Pierre Alechinsky
Information
Report on the exhibit dedicated to the drawings and engravings of Pierre Alechinsky, the printer and painter, at the Bibliothèque Nationale of France. The artist comments on a selection of his work with humour.
Context
The Belgian painter with a prolific imagination, Pierre Alechinsky (1927, Brussels) has learned to appreciate collective work from his numerous encounters. Trained at the School of Architecture and Decorative Arts in Brussels where he learned illustration, printing and photography, he discovered the work of Michaux, Dubuffet and the surrealists in 1945 and befriended the art critic Jacques Putman. Four years later he met Dotrement and joined the CoBrA group which brought together Karel Appel, Pol Bury and Asger Jorn with whom he was particularly close.

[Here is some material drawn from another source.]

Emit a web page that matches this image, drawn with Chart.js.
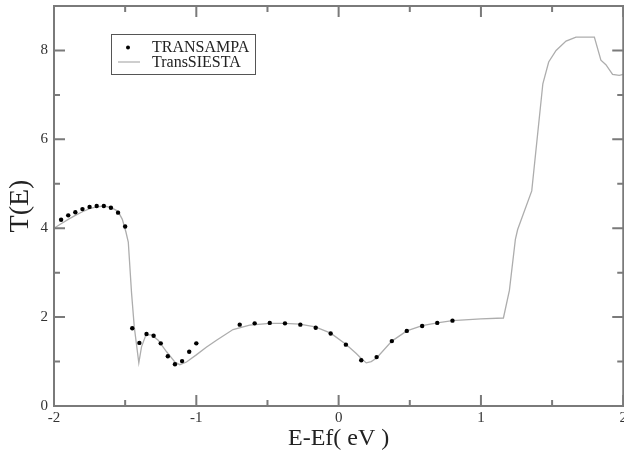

Alechinsky thus developed a fantastic bestiary and a lightning stroke, spontaneous in portions of bright colours like venom spat on the canvas. He cast himself in the poetic wing of CoBrA, mixing writing and imagery. In the 1950s He worked with the Chinese painter Wallace Ting, travelling to Japan then to New York. This brought the introduction of calligraphy and action painting to his creations. Alechinsky painted chaotic shapes on the ground and traced narrative motives in China Ink on his frames, that he calls paintings with"marginal remarks".
As much a writer, he has published numerous books and with an often ferocious humour has illustrated texts by Michel Butor, Cioran and Tardieu.